>> start COLLECTED DATA

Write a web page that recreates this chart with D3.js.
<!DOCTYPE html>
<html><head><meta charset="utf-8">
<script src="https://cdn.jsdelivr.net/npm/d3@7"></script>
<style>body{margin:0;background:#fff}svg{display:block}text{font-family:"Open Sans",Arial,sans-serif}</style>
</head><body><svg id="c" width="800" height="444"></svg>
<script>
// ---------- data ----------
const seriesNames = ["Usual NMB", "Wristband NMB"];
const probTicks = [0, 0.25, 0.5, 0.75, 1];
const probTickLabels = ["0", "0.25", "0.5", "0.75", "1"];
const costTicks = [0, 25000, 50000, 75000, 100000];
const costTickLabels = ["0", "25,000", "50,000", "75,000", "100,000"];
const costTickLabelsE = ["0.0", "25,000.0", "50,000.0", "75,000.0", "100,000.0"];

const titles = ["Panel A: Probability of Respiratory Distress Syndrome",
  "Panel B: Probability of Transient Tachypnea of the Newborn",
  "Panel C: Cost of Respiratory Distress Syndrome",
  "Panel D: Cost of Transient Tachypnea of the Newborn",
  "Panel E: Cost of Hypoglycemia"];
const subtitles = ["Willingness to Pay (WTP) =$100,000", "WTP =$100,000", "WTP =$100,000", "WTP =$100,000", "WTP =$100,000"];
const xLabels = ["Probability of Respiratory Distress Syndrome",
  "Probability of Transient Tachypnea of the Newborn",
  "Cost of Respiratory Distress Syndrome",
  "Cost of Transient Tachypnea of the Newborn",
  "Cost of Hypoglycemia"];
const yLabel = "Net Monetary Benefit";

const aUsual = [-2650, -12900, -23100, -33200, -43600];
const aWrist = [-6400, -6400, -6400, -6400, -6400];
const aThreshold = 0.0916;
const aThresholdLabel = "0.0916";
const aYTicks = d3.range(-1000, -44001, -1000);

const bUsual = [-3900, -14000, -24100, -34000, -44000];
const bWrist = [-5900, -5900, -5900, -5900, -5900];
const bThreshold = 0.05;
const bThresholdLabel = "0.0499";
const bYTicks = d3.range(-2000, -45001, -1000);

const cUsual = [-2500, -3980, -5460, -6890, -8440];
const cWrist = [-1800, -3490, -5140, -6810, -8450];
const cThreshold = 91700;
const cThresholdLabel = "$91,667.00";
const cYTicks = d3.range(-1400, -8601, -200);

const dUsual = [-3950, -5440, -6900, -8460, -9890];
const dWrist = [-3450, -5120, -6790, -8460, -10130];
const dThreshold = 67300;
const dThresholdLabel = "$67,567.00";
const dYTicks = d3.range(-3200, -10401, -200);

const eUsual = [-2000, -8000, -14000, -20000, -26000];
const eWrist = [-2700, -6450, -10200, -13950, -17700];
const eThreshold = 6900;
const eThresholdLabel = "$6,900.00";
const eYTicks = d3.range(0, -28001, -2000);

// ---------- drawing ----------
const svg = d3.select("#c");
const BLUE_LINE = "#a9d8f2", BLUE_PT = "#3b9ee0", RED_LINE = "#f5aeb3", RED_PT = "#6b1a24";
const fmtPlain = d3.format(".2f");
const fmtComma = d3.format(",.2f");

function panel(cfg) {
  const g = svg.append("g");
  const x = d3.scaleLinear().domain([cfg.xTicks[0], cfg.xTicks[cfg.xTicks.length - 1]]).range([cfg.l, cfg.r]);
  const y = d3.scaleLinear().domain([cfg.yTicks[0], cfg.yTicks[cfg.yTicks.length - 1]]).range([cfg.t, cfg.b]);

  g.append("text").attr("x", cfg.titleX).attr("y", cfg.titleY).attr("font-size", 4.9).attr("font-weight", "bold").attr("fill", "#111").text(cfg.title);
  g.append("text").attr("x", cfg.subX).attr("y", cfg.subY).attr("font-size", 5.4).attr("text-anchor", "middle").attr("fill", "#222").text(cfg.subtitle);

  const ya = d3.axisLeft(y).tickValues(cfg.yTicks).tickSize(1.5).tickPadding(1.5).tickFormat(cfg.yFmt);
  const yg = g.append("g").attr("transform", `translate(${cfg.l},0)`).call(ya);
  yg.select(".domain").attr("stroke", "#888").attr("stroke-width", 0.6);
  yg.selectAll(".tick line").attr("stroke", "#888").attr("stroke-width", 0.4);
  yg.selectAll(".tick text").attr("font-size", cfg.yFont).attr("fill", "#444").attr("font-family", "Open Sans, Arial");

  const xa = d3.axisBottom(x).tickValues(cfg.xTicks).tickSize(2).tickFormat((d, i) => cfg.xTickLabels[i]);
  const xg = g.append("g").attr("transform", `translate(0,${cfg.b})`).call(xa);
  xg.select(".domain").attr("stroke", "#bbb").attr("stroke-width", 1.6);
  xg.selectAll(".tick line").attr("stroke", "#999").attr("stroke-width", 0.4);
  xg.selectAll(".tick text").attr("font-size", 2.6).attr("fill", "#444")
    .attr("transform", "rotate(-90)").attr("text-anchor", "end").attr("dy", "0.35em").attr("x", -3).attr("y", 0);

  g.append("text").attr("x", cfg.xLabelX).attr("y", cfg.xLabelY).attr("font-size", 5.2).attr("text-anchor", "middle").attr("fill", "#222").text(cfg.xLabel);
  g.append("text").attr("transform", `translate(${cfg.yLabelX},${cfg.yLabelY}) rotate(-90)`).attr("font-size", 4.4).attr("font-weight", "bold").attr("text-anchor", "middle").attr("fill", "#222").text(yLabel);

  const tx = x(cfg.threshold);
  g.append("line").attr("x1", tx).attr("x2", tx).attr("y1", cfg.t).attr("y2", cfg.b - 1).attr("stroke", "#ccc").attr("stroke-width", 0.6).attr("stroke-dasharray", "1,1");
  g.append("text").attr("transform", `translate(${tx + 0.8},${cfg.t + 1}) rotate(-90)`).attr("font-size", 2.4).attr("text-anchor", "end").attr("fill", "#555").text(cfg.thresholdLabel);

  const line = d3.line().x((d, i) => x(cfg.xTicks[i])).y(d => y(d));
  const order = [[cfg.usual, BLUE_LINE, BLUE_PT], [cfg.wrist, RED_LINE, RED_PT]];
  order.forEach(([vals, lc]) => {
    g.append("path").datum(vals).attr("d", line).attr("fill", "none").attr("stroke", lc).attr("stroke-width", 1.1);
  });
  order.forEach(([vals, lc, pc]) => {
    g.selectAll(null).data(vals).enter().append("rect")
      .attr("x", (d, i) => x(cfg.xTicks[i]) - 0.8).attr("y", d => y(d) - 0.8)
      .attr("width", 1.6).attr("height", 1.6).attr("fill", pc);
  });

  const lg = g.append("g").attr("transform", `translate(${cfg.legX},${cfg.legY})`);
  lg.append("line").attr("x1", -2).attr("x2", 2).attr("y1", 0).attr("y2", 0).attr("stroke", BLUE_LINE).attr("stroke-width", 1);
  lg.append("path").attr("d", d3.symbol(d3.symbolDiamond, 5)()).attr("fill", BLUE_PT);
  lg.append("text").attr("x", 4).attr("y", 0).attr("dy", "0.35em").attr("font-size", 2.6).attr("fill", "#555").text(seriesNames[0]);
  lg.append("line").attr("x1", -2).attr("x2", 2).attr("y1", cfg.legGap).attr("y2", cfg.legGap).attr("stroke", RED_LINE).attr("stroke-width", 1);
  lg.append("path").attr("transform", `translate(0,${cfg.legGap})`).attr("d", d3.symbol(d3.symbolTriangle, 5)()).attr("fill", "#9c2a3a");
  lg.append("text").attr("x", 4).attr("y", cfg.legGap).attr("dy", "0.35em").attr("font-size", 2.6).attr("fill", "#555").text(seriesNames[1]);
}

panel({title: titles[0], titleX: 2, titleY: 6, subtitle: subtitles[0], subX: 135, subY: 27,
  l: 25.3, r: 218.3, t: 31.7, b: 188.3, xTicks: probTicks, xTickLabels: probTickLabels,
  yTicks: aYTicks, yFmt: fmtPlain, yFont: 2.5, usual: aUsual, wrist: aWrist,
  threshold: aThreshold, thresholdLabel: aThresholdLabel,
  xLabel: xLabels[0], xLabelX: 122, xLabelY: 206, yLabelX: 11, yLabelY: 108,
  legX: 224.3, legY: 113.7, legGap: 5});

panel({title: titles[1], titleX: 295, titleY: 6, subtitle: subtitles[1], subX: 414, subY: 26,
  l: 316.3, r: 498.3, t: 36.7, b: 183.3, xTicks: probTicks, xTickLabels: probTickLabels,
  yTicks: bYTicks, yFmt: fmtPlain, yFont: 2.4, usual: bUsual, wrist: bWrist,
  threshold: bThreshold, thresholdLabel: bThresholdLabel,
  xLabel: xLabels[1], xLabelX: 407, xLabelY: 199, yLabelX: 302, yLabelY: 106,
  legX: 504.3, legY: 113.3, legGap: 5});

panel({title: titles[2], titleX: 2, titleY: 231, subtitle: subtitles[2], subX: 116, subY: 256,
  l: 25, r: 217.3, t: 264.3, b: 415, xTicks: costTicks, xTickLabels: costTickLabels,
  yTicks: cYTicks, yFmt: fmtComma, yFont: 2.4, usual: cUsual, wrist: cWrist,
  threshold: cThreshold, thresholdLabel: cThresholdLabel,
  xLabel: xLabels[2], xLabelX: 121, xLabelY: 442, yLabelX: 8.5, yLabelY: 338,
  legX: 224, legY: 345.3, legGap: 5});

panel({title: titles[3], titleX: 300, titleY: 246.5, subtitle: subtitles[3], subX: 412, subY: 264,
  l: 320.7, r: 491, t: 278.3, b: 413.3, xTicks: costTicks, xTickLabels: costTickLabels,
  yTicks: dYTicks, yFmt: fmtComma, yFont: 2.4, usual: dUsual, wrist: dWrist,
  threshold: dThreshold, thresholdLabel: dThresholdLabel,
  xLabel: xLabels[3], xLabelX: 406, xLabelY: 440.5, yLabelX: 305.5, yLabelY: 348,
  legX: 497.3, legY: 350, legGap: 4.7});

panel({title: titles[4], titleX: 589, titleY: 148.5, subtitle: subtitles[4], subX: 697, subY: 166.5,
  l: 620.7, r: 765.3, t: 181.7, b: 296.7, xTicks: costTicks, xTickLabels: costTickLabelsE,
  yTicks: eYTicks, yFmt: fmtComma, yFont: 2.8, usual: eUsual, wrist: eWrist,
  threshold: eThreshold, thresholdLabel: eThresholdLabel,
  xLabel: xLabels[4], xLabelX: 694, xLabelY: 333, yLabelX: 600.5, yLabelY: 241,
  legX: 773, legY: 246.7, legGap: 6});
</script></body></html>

>> end COLLECTED DATA

:: WHAT IS EXPECTED ::
Return nothing but the lines from the start of the listing above through the line containing "const cYTicks = d3.range(-1400, -8601, -200);", exactly as given.

:: ANSWER TO THE EXERCISE ::
Write a web page that recreates this chart with D3.js.
<!DOCTYPE html>
<html><head><meta charset="utf-8">
<script src="https://cdn.jsdelivr.net/npm/d3@7"></script>
<style>body{margin:0;background:#fff}svg{display:block}text{font-family:"Open Sans",Arial,sans-serif}</style>
</head><body><svg id="c" width="800" height="444"></svg>
<script>
// ---------- data ----------
const seriesNames = ["Usual NMB", "Wristband NMB"];
const probTicks = [0, 0.25, 0.5, 0.75, 1];
const probTickLabels = ["0", "0.25", "0.5", "0.75", "1"];
const costTicks = [0, 25000, 50000, 75000, 100000];
const costTickLabels = ["0", "25,000", "50,000", "75,000", "100,000"];
const costTickLabelsE = ["0.0", "25,000.0", "50,000.0", "75,000.0", "100,000.0"];

const titles = ["Panel A: Probability of Respiratory Distress Syndrome",
  "Panel B: Probability of Transient Tachypnea of the Newborn",
  "Panel C: Cost of Respiratory Distress Syndrome",
  "Panel D: Cost of Transient Tachypnea of the Newborn",
  "Panel E: Cost of Hypoglycemia"];
const subtitles = ["Willingness to Pay (WTP) =$100,000", "WTP =$100,000", "WTP =$100,000", "WTP =$100,000", "WTP =$100,000"];
const xLabels = ["Probability of Respiratory Distress Syndrome",
  "Probability of Transient Tachypnea of the Newborn",
  "Cost of Respiratory Distress Syndrome",
  "Cost of Transient Tachypnea of the Newborn",
  "Cost of Hypoglycemia"];
const yLabel = "Net Monetary Benefit";

const aUsual = [-2650, -12900, -23100, -33200, -43600];
const aWrist = [-6400, -6400, -6400, -6400, -6400];
const aThreshold = 0.0916;
const aThresholdLabel = "0.0916";
const aYTicks = d3.range(-1000, -44001, -1000);

const bUsual = [-3900, -14000, -24100, -34000, -44000];
const bWrist = [-5900, -5900, -5900, -5900, -5900];
const bThreshold = 0.05;
const bThresholdLabel = "0.0499";
const bYTicks = d3.range(-2000, -45001, -1000);

const cUsual = [-2500, -3980, -5460, -6890, -8440];
const cWrist = [-1800, -3490, -5140, -6810, -8450];
const cThreshold = 91700;
const cThresholdLabel = "$91,667.00";
const cYTicks = d3.range(-1400, -8601, -200);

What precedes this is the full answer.